Playing For A Bigger Purpose
CORAL GABLES, Fla. — Dorian Gonzalez Jr. was in shock.
“The accident happened two blocks in front of my house. When we found out, no one said a word.” Gonzalez recalled. “We got in the car and started driving to their house. Before we went to their house, we stopped at the accident.”
“It put a hole in my heart.”
That fateful July evening his dear friend, Ari Arteaga, was killed in a single-car accident at 16 years old.
Gonzalez made it his mission to honor his lifelong friend.
Less than a week after Arteaga’s passing, Gonzalez verbally committed to be a Miami Hurricane.
“We started playing together on little league teams. Ever since then, we formed a special bond. We would always say we were brothers from another mother,” he said. “He would always stay at my house, I would stay at his house. We were really close. That accident sparked me to really want to come here because this is probably where he would’ve landed and played.”
Now, Gonzalez is a freshman on the Hurricanes baseball team, living out his and Ari’s dream.
From a young age, Gonzalez heard his father talk in hushed tones about the magic of Mark Light Field.
Dorian Gonzalez Sr., who was a left-handed pitcher, played at Miami from 1994-96, reaching the College World Series in all three seasons.
When Gonzalez Jr. was old enough, he was a regular at The Light. He came to nearly every game on the weekends and participated in the Jim Morris Baseball Camps.
“Getting an opportunity to be on the field with the players was awesome,” he said. “I really looked up to those guys and wanted to be them.”
Gonzalez worked on his craft, emulating the Hurricanes he met, becoming one of the top middle infielders in Florida.

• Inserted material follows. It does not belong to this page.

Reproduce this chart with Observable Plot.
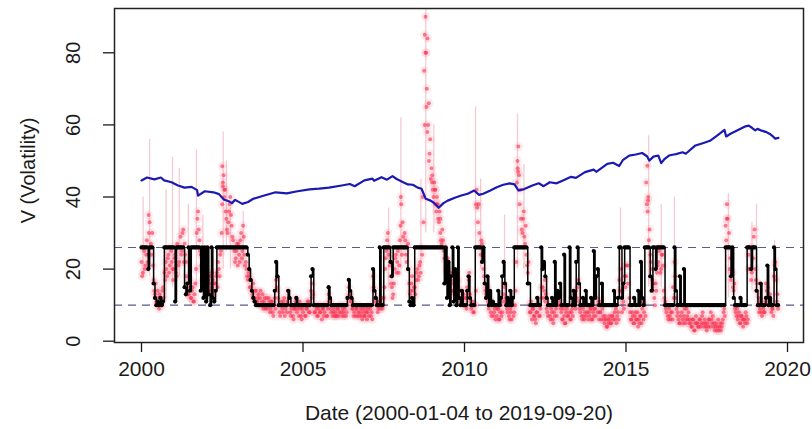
<!DOCTYPE html>
<html><head><meta charset="utf-8">
<script src="https://cdn.jsdelivr.net/npm/d3@7"></script>
<script src="https://cdn.jsdelivr.net/npm/@observablehq/plot@0.6"></script>
<style>body{margin:0;background:#fff} svg{display:block}</style>
</head><body><div id="chart"></div>
<script>
// Tick labels and titles
const xTicks = [2000, 2005, 2010, 2015, 2020];
const yTicks = [0, 20, 40, 60, 80];
const thresholds = [26, 10];
const xTitle = "Date (2000-01-04 to 2019-09-20)";
const yTitle = "V (Volatility)";
const firstYear = 2000;
const samplesPerYear = 24; // semi-monthly readings

// Red series (volatility estimate), semi-monthly readings per year
const r2000 = [22,19,25,21,28,24,33,27,30,17,13,11,14,9,12,10,15,19,22,18,24,21,25,20];
const r2001 = [20,24,18,26,22,29,25,31,27,22,16,13,17,12,15,11,16,30,36,28,24,20,17,19];
const r2002 = [16,19,14,18,15,17,13,16,19,22,18,25,38,46,42,34,30,36,40,32,28,25,23,27];
const r2003 = [27,22,30,25,29,21,20,17,18,15,14,16,12,14,11,13,12,10,13,11,9,12,10,11];
const r2004 = [9,11,7,12,17,14,10,7,11,8,12,9,8,14,10,7,10,6,9,12,9,7,9,6];
const r2005 = [8,10,7,9,11,8,14,16,10,8,9,7,10,8,6,9,8,10,7,13,11,8,7,9];
const r2006 = [8,7,9,8,10,7,8,9,7,10,15,13,11,9,8,7,9,8,7,9,6,8,7,8];
const r2007 = [8,7,9,8,18,14,12,10,9,11,10,9,12,20,25,30,26,18,15,13,20,24,22,19];
const r2008 = [28,38,33,26,28,22,27,16,14,18,12,15,17,20,18,22,26,40,75,90,70,60,52,45];
const r2009 = [46,40,42,36,38,33,30,27,28,23,22,19,20,16,17,14,18,13,19,15,12,14,11,13];
const r2010 = [10,12,15,17,13,9,11,8,10,42,33,30,24,27,20,16,13,15,9,11,7,10,8,6];
const r2011 = [7,9,6,10,8,13,15,11,8,7,9,6,10,8,14,44,54,38,34,30,36,27,24,19];
const r2012 = [10,8,6,9,7,5,8,10,7,12,15,14,11,9,7,10,6,8,5,7,9,12,10,11];
const r2013 = [8,6,7,5,9,7,8,6,9,11,10,14,15,11,8,7,9,6,10,8,6,7,9,6];
const r2014 = [7,9,12,8,6,8,11,7,5,6,4,5,6,5,7,10,6,5,8,17,14,8,11,18];
const r2015 = [18,21,10,8,6,7,5,8,6,4,5,7,9,6,10,44,36,28,24,20,14,12,16,19];
const r2016 = [22,26,20,24,14,11,8,7,9,6,8,15,22,12,7,6,5,10,6,7,5,9,6,5];
const r2017 = [5,4,6,3,7,5,4,6,5,8,4,5,3,4,6,8,5,4,3,5,4,3,5,4];
const r2018 = [6,9,32,38,26,20,17,19,14,9,7,6,8,5,7,4,6,8,5,24,20,17,26,29];
const r2019 = [20,14,10,8,11,7,9,8,16,12,10,13,8,9,18,22,11,9];

// Red series, the in-between readings (a week later than the ones above)
const a2000 = [18,26,20,24,22,30,26,24,21,14,16,10,12,13,10,14,12,17,20,23,19,26,22,17];
const a2001 = [23,19,27,21,26,24,30,22,24,18,13,15,12,14,11,13,20,34,31,25,21,23,20,16];
const a2002 = [13,17,16,14,19,14,16,18,15,20,24,30,43,40,36,31,33,38,35,29,26,22,25,21];
const a2003 = [24,28,23,32,24,22,18,19,15,17,13,12,14,11,12,10,14,11,9,12,10,9,12,8];
const a2004 = [11,8,10,9,15,12,8,10,9,11,7,10,11,12,8,9,7,9,11,8,10,11,7,9];
const a2005 = [10,7,9,11,8,10,12,13,8,10,7,9,8,10,9,7,10,7,9,11,9,10,8,7];
const a2006 = [7,9,7,10,8,9,7,10,8,12,13,11,9,7,10,9,7,10,8,7,9,7,9,6];
const a2007 = [9,10,7,6,15,11,10,8,11,9,12,10,15,23,28,24,21,16,12,16,23,19,25,21];
const a2008 = [32,24,29,30,24,26,20,13,16,14,15,13,19,17,21,19,24,33,60,80,84,66,56,48];
const a2009 = [42,44,38,40,34,36,28,31,25,26,20,23,17,19,14,16,13,15,16,17,14,11,13,10];
const a2010 = [12,9,13,19,11,10,8,10,14,37,38,26,28,22,18,14,15,11,12,8,10,7,9,10];
const a2011 = [9,6,8,7,11,16,12,9,10,6,8,10,7,10,22,48,46,42,31,34,29,32,21,22];
const a2012 = [8,11,9,7,6,8,10,7,9,15,12,17,13,8,10,7,9,6,8,10,7,10,13,9];
const a2013 = [6,9,5,8,7,10,6,8,7,13,9,12,17,9,10,6,7,8,7,10,8,9,6,8];
const a2014 = [9,7,10,11,8,6,9,6,7,4,6,7,5,7,6,8,9,7,6,14,20,10,9,15];
const a2015 = [21,16,12,6,8,5,7,6,8,6,7,5,11,8,7,38,40,31,22,17,16,10,14,21];
const a2016 = [25,19,24,21,12,9,10,6,7,8,6,12,18,9,8,5,7,8,5,9,6,7,8,6];
const a2017 = [4,6,3,5,5,4,6,4,7,5,6,4,5,6,4,6,7,5,4,3,6,4,3,5];
const a2018 = [8,7,28,34,30,23,19,15,16,8,9,7,5,7,6,6,5,7,6,20,26,19,23,31];
const a2019 = [17,16,12,9,8,10,8,11,14,15,11,10,9,7,21,17,13];

// Extra red readings at the peaks
const redPeakDates  = [2000.22,2002.50,2002.52,2002.57,2008.03,2008.77,2008.79,2008.82,2008.85,2008.90,2009.00,2009.10,2009.15,2009.25,2010.36,2011.64,2011.66,2015.66,2015.68,2018.12];
const redPeakValues = [35,48.5,44,42,40,85,80,65,58,50,44,42,38,34,38,50,47,48.7,39,34];

// Pink range spikes: date, low, high
const spikeDates = [2000.05,2000.25,2000.76,2000.96,2001.17,2001.45,2001.70,2001.90,2002.53,2002.63,2002.75,2003.15,2007.65,2008.03,2008.65,2008.80,2009.05,2010.34,2010.50,2011.24,2011.64,2011.84,2014.83,2015.70,2016.09,2016.50,2018.17,2018.90,2019.04,2019.60];
const spikeLows  = [18,18,12,15,18,12,15,14,20,25,20,20,15,20,20,30,30,15,20,10,20,20,10,15,15,12,12,14,12,12];
const spikeHighs = [40,56,42,51,48,38,53,35,58,50,37,36,37,62,45,92,60,65,45,35,63,49,37,57,38,40,41,33,38,28];

// Black regime series (semi-monthly readings)
const b2000 = [26,26,26,26,26,20,26,26,26,16,12,10,11,10,12,10,11,26,26,26,26,26,26,26];
const b2001 = [26,11,26,26,26,26,26,26,15,13,16,26,14,26,26,26,26,26,26,26,14,26,12,26];
const b2002 = [11,26,13,10,26,12,11,14,26,26,26,26,26,26,26,26,26,26,26,26,26,26,26,26];
const b2003 = [26,26,26,26,26,26,26,24,20,17,14,12,11,10,10,10,10,10,10,10,10,10,10,10];
const b2004 = [10,10,10,14,22,18,10,10,10,10,10,10,10,14,12,10,10,10,10,12,10,10,10,10];
const b2005 = [10,10,10,10,10,10,18,20,10,10,10,10,10,10,10,10,10,10,10,15,12,10,10,10];
const b2006 = [10,10,10,10,10,10,10,10,10,12,17,14,12,10,10,10,10,10,10,10,10,10,10,10];
const b2007 = [10,10,10,10,20,14,12,10,10,26,10,10,26,26,26,26,26,22,18,26,26,26,26,26];
const b2008 = [26,26,26,26,26,26,20,11,10,12,10,26,26,26,26,26,26,26,26,26,26,26,26,26];
const b2009 = [26,26,26,26,26,26,26,26,26,16,26,12,22,10,18,26,11,20,10,26,12,10,14,10];
const b2010 = [10,10,14,18,12,10,10,10,26,26,26,26,26,22,26,16,12,18,10,14,10,11,10,10];
const b2011 = [10,14,10,12,18,22,16,10,12,10,14,10,12,26,26,26,26,26,26,26,26,26,26,16];
const b2012 = [16,10,10,10,10,10,12,10,10,26,20,22,18,12,10,10,10,12,10,22,10,14,12,16];
const b2013 = [10,10,24,10,10,10,26,12,10,14,10,22,26,16,10,10,12,10,14,10,10,10,12,10];
const b2014 = [25,12,18,20,10,10,16,10,10,10,10,10,10,10,10,14,10,10,12,26,26,12,16,26];
const b2015 = [26,26,26,10,10,10,12,10,10,14,10,22,12,10,26,26,26,26,18,14,26,26,20,26];
const b2016 = [26,26,26,26,26,10,10,10,10,10,10,10,26,14,10,10,18,10,10,20,10,10,10,10];
const b2017 = [10,10,10,10,10,10,10,10,10,10,10,10,10,10,10,10,10,10,10,10,10,10,10,10];
const b2018 = [10,10,26,26,26,26,18,26,12,10,10,10,10,12,10,10,10,10,26,26,26,20,26,26];
const b2019 = [26,14,10,10,16,10,10,10,12,21,10,12,10,10,26,20,10,10];

// Blue series
const blueDates = [2000.0,2000.17,2000.4,2000.6,2000.7,2000.93,2001.13,2001.33,2001.55,2001.72,2001.75,2001.96,2002.23,2002.4,2002.55,2002.7,2002.8,2002.9,2003.12,2003.3,2003.46,2003.8,2004.15,2004.5,2004.83,2005.2,2005.5,2005.8,2006.2,2006.45,2006.6,2006.9,2007.15,2007.2,2007.43,2007.6,2007.77,2007.9,2008.1,2008.25,2008.4,2008.55,2008.67,2008.8,2008.95,2009.05,2009.2,2009.35,2009.48,2009.7,2009.9,2010.1,2010.3,2010.45,2010.58,2010.8,2011.0,2011.2,2011.4,2011.55,2011.67,2011.85,2012.1,2012.3,2012.45,2012.64,2012.85,2013.05,2013.3,2013.45,2013.73,2014.0,2014.08,2014.42,2014.6,2014.79,2014.9,2015.1,2015.3,2015.5,2015.65,2015.72,2015.85,2016.0,2016.09,2016.2,2016.33,2016.48,2016.55,2016.75,2016.85,2017.15,2017.4,2017.6,2017.83,2018.05,2018.1,2018.25,2018.5,2018.7,2018.8,2018.9,2019.0,2019.07,2019.2,2019.35,2019.45,2019.55,2019.62,2019.72];
const blueValues = [44.6,45.4,44.9,45.4,44.6,44.1,43.2,42.6,42.8,41.9,40.4,41.6,41.3,40.8,39.3,38.8,38.3,39.2,38.1,38.6,39.5,40.4,41.3,41.0,41.6,42.1,42.3,42.6,43.2,43.6,43.0,44.6,45.1,44.5,45.5,44.8,45.8,45.0,44.1,43.5,43.4,42.6,42.3,39.5,39.0,38.4,37.0,38.3,39.0,39.8,40.4,40.9,41.8,40.6,40.9,41.8,42.7,43.4,43.8,43.5,41.8,42.2,43.2,43.8,43.0,44.1,43.8,44.6,45.6,45.3,46.9,47.6,47.0,49.2,49.5,48.6,50.2,51.5,51.8,52.2,51.3,50.1,51.2,51.5,49.4,50.6,51.5,51.8,51.9,52.4,52.0,54.3,55.0,55.6,57.1,58.6,56.8,57.6,58.7,59.6,59.8,59.2,58.5,58.9,58.4,58.0,57.5,56.8,56.2,56.4];

// Build tables
const redYearsList = [r2000,r2001,r2002,r2003,r2004,r2005,r2006,r2007,r2008,r2009,r2010,r2011,r2012,r2013,r2014,r2015,r2016,r2017,r2018,r2019];
const redMidList = [a2000,a2001,a2002,a2003,a2004,a2005,a2006,a2007,a2008,a2009,a2010,a2011,a2012,a2013,a2014,a2015,a2016,a2017,a2018,a2019];
const blackYearsList = [b2000,b2001,b2002,b2003,b2004,b2005,b2006,b2007,b2008,b2009,b2010,b2011,b2012,b2013,b2014,b2015,b2016,b2017,b2018,b2019];
function toRows(list, offset) {
  const out = [];
  list.forEach((arr, k) => arr.forEach((v, i) => out.push({date: firstYear + k + (i + offset) / samplesPerYear, v})));
  return out;
}
const redRows = toRows(redYearsList, 0);
const redMidRows = toRows(redMidList, 0.5);
const blackRows = toRows(blackYearsList, 0);
const redPeakRows = redPeakDates.map((d, i) => ({date: d, v: redPeakValues[i]}));
const spikeRows = spikeDates.map((d, i) => ({date: d, lo: spikeLows[i], hi: spikeHighs[i]}));
const blueRows = blueDates.map((d, i) => ({date: d, v: blueValues[i]}));
const allRed = redRows.concat(redMidRows, redPeakRows);

const font = "'Liberation Sans', Arial, Helvetica, sans-serif";

const chart = Plot.plot({
  width: 812, height: 429,
  marginLeft: 114, marginRight: 9, marginTop: 8, marginBottom: 87,
  style: {fontFamily: font, background: "#fff", color: "#1a1a1a", overflow: "visible"},
  x: {domain: [1999.164, 2020.495]},
  y: {domain: [-0.36, 92.29]},
  marks: [
    Plot.ruleX(spikeRows, {x: "date", y1: "lo", y2: "hi", stroke: "#f3b3c0", strokeWidth: 1.3, strokeOpacity: 0.7}),
    Plot.dot(allRed, {x: "date", y: "v", r: 4.6, fill: "#ff8ca2", fillOpacity: 0.17, stroke: null}),
    Plot.dot(allRed, {x: "date", y: "v", r: 2, fill: "#f52e4e", fillOpacity: 0.6, stroke: null}),
    Plot.line(blueRows, {x: "date", y: "v", stroke: "#1a1ab2", strokeWidth: 2.2}),
    Plot.ruleY(thresholds, {stroke: "#5a5a8c", strokeWidth: 1.1, strokeDasharray: "8,6"}),
    Plot.line(blackRows, {x: "date", y: "v", curve: "step-after", stroke: "#000", strokeWidth: 1.5}),
    Plot.dot(blackRows, {x: "date", y: "v", r: 2.1, fill: "#000", stroke: null}),
    Plot.frame({stroke: "#222", strokeWidth: 1.5}),
    Plot.axisX({ticks: xTicks, tickSize: 10, tickPadding: 9, tickFormat: d => String(d), fontSize: 21, strokeWidth: 1.3, label: null}),
    Plot.axisY({ticks: yTicks, tickSize: 11, tickFormat: () => "", strokeWidth: 1.3, label: null}),
    Plot.text(yTicks, {y: d => d, text: d => String(d), frameAnchor: "left", dx: -35, rotate: -90, textAnchor: "middle", lineAnchor: "bottom", fontSize: 20, fill: "#1a1a1a"}),
    Plot.text([yTitle], {frameAnchor: "left", dx: -80, dy: -5, rotate: -90, textAnchor: "middle", lineAnchor: "bottom", fontSize: 20, fill: "#1a1a1a"}),
    Plot.text([xTitle], {frameAnchor: "bottom", dy: 63, lineAnchor: "top", fontSize: 21, fill: "#1a1a1a"})
  ]
});
document.getElementById("chart").appendChild(chart);
</script>
</body></html>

The 5-foot-7, 184-pound infielder batted over .300 in all four seasons at Belen Jesuit, including a career-best .364 average as a senior. Gonzalez earned all-district recognition each year and helped lead Belen to the regional championship.
And when he finally walked into Mark Light Field once classes started, he couldn’t help but think about his road to becoming a Hurricane.

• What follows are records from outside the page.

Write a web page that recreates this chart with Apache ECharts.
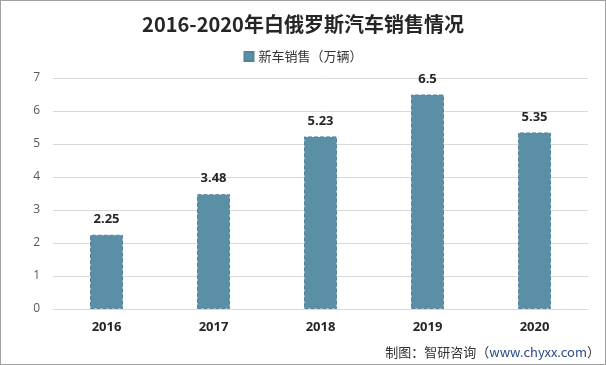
<!DOCTYPE html>
<html><head><meta charset="utf-8">
<script src="https://cdn.jsdelivr.net/npm/echarts@6/dist/echarts.min.js"></script>
<style>html,body{margin:0;padding:0;background:#fff}#c{width:604px;height:363px;border:1px solid #a0a0a0}</style>
</head><body><div id="c"></div>
<script>
const categories = ['2016','2017','2018','2019','2020'];
const sales = [2.25, 3.48, 5.23, 6.5, 5.35];
const seriesName = '新车销售（万辆）';
const yTicks = [0,1,2,3,4,5,6,7];
const chart = echarts.init(document.getElementById('c'));
chart.setOption({
  animation:false,
  title:{text:'2016-2020年白俄罗斯汽车销售情况',left:'center',top:8,textStyle:{fontSize:20,fontWeight:'bold',color:'#262626',fontFamily:'"Noto Sans CJK SC","Open Sans",sans-serif'}},
  legend:{top:44,left:'center',itemWidth:9,itemHeight:9,icon:'rect',data:[seriesName],textStyle:{fontSize:13,color:'#333',fontFamily:'"Noto Sans CJK SC",sans-serif'}},
  grid:{left:52,right:17,top:77,bottom:55},
  xAxis:{type:'category',data:categories,axisTick:{show:false},axisLine:{lineStyle:{color:'#d9d9d9'}},axisLabel:{fontSize:13,fontWeight:'bold',color:'#262626',margin:12,fontFamily:'"Open Sans",sans-serif'}},
  yAxis:{type:'value',min:yTicks[0],max:yTicks[yTicks.length-1],interval:1,axisLine:{show:false},axisTick:{show:false},splitLine:{lineStyle:{color:'#d9d9d9'}},axisLabel:{fontSize:12,color:'#595959',margin:13,fontFamily:'"Open Sans",sans-serif'}},
  series:[{name:seriesName,type:'bar',data:sales,barWidth:33,itemStyle:{color:'#5b8fa6',borderColor:'#52859b',borderWidth:1,borderType:'dashed'},
    label:{show:true,position:'top',distance:9,fontSize:13,fontWeight:'bold',color:'#262626',fontFamily:'"Open Sans",sans-serif'}}],
  graphic:[{type:'text',right:5,bottom:5,style:{rich:{a:{fontSize:13,fill:'#333',fontFamily:'"Noto Sans CJK SC",sans-serif'},b:{fontSize:13,fill:'#2a4a8a',fontFamily:'"Noto Sans CJK SC",sans-serif'}},text:'{a|制图：智研咨询（}{b|www.chyxx.com}{a|）}'}}]
});
</script></body></html>
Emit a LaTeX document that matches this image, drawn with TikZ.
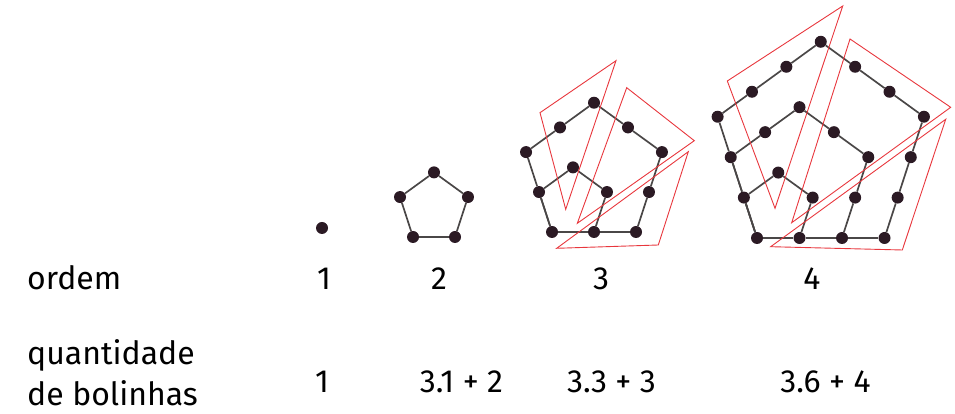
\documentclass[tikz,border=0pt]{standalone}
\usepackage{fontspec}
\setmainfont{Fira Sans}
\usetikzlibrary{calc}
\definecolor{dotFill}{HTML}{2B1A24}
\definecolor{edgeGray}{HTML}{4A4747}
\definecolor{markRed}{HTML}{E8373D}

\begin{document}
\begin{tikzpicture}[
    x=1pt, y=1pt,
    bolinha/.style = {circle, fill=dotFill, draw=none, minimum size=12pt, inner sep=0pt},
    edgeln/.style  = {edgeGray, line width=1.7pt},
    redtri/.style  = {markRed, line width=0.9pt, line join=miter},
    rowlbl/.style  = {font=\fontsize{32}{36}\selectfont, anchor=base west, inner sep=0pt},
    numlbl/.style  = {font=\fontsize{32}{36}\selectfont, anchor=base, inner sep=0pt}
  ]
  \useasboundingbox (0,0) rectangle (955,414);

  % ordem 1
  \node[bolinha] (o1-b0) at (322,186) {};

  % ordem 2..4: nested pentagons sharing the bottom-left dot
  \foreach \n/\bx/\by/\s in {2/413/177/42, 3/552/182/42, 4/757/176/42.5}{
    \pgfmathtruncatemacro{\m}{\n-1}
    \foreach \i in {0,...,\m}
      \node[bolinha] (o\n-b\i) at ($(\bx,\by)+(\i*\s,0)$) {};
    \foreach \i in {1,...,\m}
      \node[bolinha] (o\n-l\i) at ($(\bx,\by)+(108:\i*\s)$) {};
    \foreach \k in {1,...,\m}{
      \pgfmathtruncatemacro{\kk}{\k-1}
      \foreach \j in {1,...,\k}
        \node[bolinha] (o\n-k\k-r\j) at ($(o\n-b\k)+(72:\j*\s)$) {};
      \foreach \j in {1,...,\k}
        \node[bolinha] (o\n-k\k-t\j) at ($(o\n-k\k-r\k)+(144:\j*\s)$) {};
      \ifnum\k>1
        \foreach \j in {1,...,\kk}
          \node[bolinha] (o\n-k\k-s\j) at ($(o\n-k\k-t\k)+(216:\j*\s)$) {};
      \fi
      % sides of pentagon k
      \foreach \j in {1,...,\k}{
        \pgfmathtruncatemacro{\p}{\j-1}
        \draw[edgeln] (o\n-b\p) -- (o\n-b\j);
      }
      \draw[edgeln] (o\n-b\k) -- (o\n-k\k-r1);
      \draw[edgeln] (o\n-k\k-r\k) -- (o\n-k\k-t1);
      \draw[edgeln] (o\n-l1) -- (o\n-b0);
      \ifnum\k>1
        \foreach \j in {2,...,\k}{
          \pgfmathtruncatemacro{\p}{\j-1}
          \draw[edgeln] (o\n-k\k-r\p) -- (o\n-k\k-r\j);
          \draw[edgeln] (o\n-k\k-t\p) -- (o\n-k\k-t\j);
          \draw[edgeln] (o\n-l\j) -- (o\n-l\p);
        }
        \draw[edgeln] (o\n-k\k-t\k) -- (o\n-k\k-s1);
        \ifnum\k>2
          \foreach \j in {2,...,\kk}{
            \pgfmathtruncatemacro{\p}{\j-1}
            \draw[edgeln] (o\n-k\k-s\p) -- (o\n-k\k-s\j);
          }
        \fi
        \draw[edgeln] (o\n-k\k-s\kk) -- (o\n-l\k);
      \else
        \draw[edgeln] (o\n-k\k-t1) -- (o\n-l1);
      \fi
    }
  }

  % red marks, ordem 3
  \draw[redtri] (540,301.3) -- (616,353.3) -- (565.7,204.7) -- cycle;
  \draw[redtri] (626.7,326.3) -- (694.3,273.3) -- (577.3,190.7) -- cycle;
  \draw[redtri] (688.3,262.3) -- (658.3,169) -- (556.7,165.7) -- cycle;
  % red marks, ordem 4
  \draw[redtri] (727.3,333) -- (842.7,408) -- (775,205.7) -- cycle;
  \draw[redtri] (850,375) -- (950.7,306.7) -- (791.7,191.3) -- cycle;
  \draw[redtri] (945.7,294.7) -- (902.3,164) -- (770.7,167.3) -- cycle;

  % table rows
  \node[rowlbl] (ordem) at (27,124) {ordem};
  \node[numlbl] (ord1) at (324,124) {1};
  \node[numlbl] (ord2) at (439,124) {2};
  \node[numlbl] (ord3) at (601,124) {3};
  \node[numlbl] (ord4) at (812,124) {4};

  \node[rowlbl] (quant) at (27,49) {quantidade};
  \node[rowlbl] (bolin) at (27,8) {de bolinhas};
  \node[numlbl] (qtd1) at (322,21.5) {1};
  \node[numlbl] (qtd2) at (461.5,21.5) {3.1 + 2};
  \node[numlbl] (qtd3) at (611.5,21.5) {3.3 + 3};
  \node[numlbl] (qtd4) at (825.5,21.5) {3.6 + 4};
\end{tikzpicture}
\end{document}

“Being around the guys and the program I saw growing up, it’s an awesome feeling. It’s incredible to play for your hometown team and that’s something I carry with pride,” he said. “The first few days I was on campus I couldn’t believe that I was here. I finally felt like I made it. I’m so proud of myself and my parents.”
In his first handful of months on campus, Gonzalez has quickly adjusted to collegiate competition.
Hurricanes head coach Gino DiMare, who was born and raised in Miami and dreamed of playing at The U, understands as much as anyone how special it must be for Gonzalez to don the orange and green.
“As a Miami kid, playing for the Hurricanes in baseball is like playing for the New York Yankees. It’s a big deal,” DiMare said. “Dorian has been very good. He’s a good athlete, a tough kid and has impressed me with how he plays the game. He has a chance to be a very good college player.”
Gonzalez has fine-tuned his approach at the plate and worked religiously on improving his defense up the middle this past fall.
His natural ability to play the game has caught hitting coach/recruiting coordinator Norberto Lopez’s attention.
“Dorian is a baseball player. He’s a guy that knows how to play the game, has great instincts and can really swing the bat,” Lopez said. “He’s a kid that can play the game and has a very good feel for his barrel.”
Growing up 10 minutes from campus, Gonzalez expects his parents to be fixtures in the stands, watching his lifelong dream come true.
But they won’t be the only people at The Light with a glimmer in their eyes.
“He’s like a son to me. I saw him born. I changed his diapers,” Miami pitching coach J.D. Arteaga, Ari’s father, said. “The recruiting process started and I got flagged for an illegal phone call to a young recruit. I had to show proof that there was a prior, existing relationship so I sent over a baby picture of Dorian.”
“It’s special. It’s like I have my son on the team.”
As the Hurricanes get closer to their season opener against Towson on Feb. 18, Gonzalez can’t help but think what it’ll be like to put on the jersey for the team he grew up idolizing.
But most importantly, he’ll know what it represents.
Gonzalez has thought deeply of how he’s going to honor the younger Arteaga.
He plans on writing “LLA” on his wrist tape, which stands for “Live like Ari,” and putting the younger Arteaga’s initials, “AA,” on his cleats and hats.
When he steps on the field for the first time as a Hurricane, his brother from another mother will be on his mind.
“It might be a little emotional, especially with the Ari side, but it will warm me up knowing that the dedication and work I put in to get on that field,” he said. “I’m going to think about more ways to honor him and his legacy. I want to form a close bond with the team and become brothers and make the team better because that’s what Ari would do.”